Published Friday, October 22, 2021 5:53PM EDT


Last Updated Friday, October 22, 2021 8:37PM EDT

TORONTO – Rogers Communications Inc. has declared invalid an attempt by Edward Rogers to replace five members of the company’s board of directors after seeking legal advice, board chairman John MacDonald said in a statement Friday evening.

Former chairman Edward Rogers, who was removed from the position Thursday but has retained his board seat, is seeking to assert control over the telecommunications giant in an escalating fight with the company.

The fight broke out after Edward Rogers unsuccessfully attempted to put former chief financial officer Tony Staffieri into the CEO role and replace other members of the leadership team, according to media reports.
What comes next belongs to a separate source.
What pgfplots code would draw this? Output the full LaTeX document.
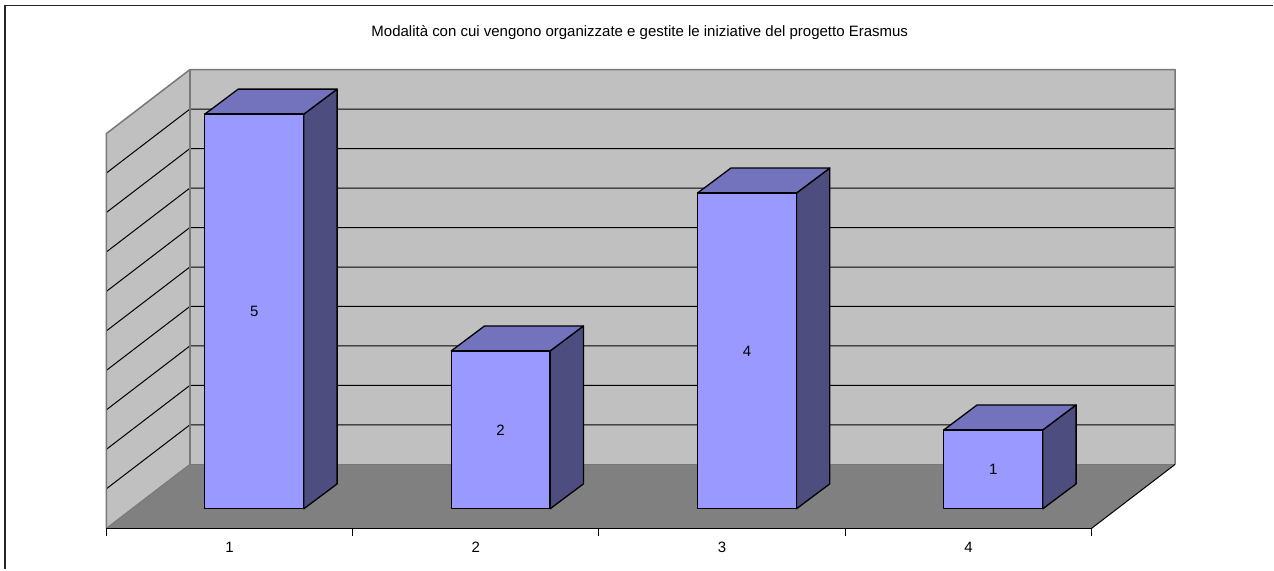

Multiple reports say the plan to replace company CEO Joe Natale was blocked by other board members, including Edward Rogers’ sisters and mother, and his attempt at shaking up the firm led to him being replaced as chairman.

But Edward Rogers, who remains chairman of the family’s Rogers Control Trust, is not giving up. In a news release late Thursday, he announced his plan to remove independent directors John Clappison, David Peterson, Bonnie Brooks, Ellis Jacob and MacDonald from the company’s board.

In their place, he named Michael Cooper, Jack Cockwell, Jan Innes, Ivan Fecan and John Kerr as the new directors.

Richard Leblanc, a professor of governance, law and ethics at York University, said successfully countering the move to replace the directors will be tough, if not impossible.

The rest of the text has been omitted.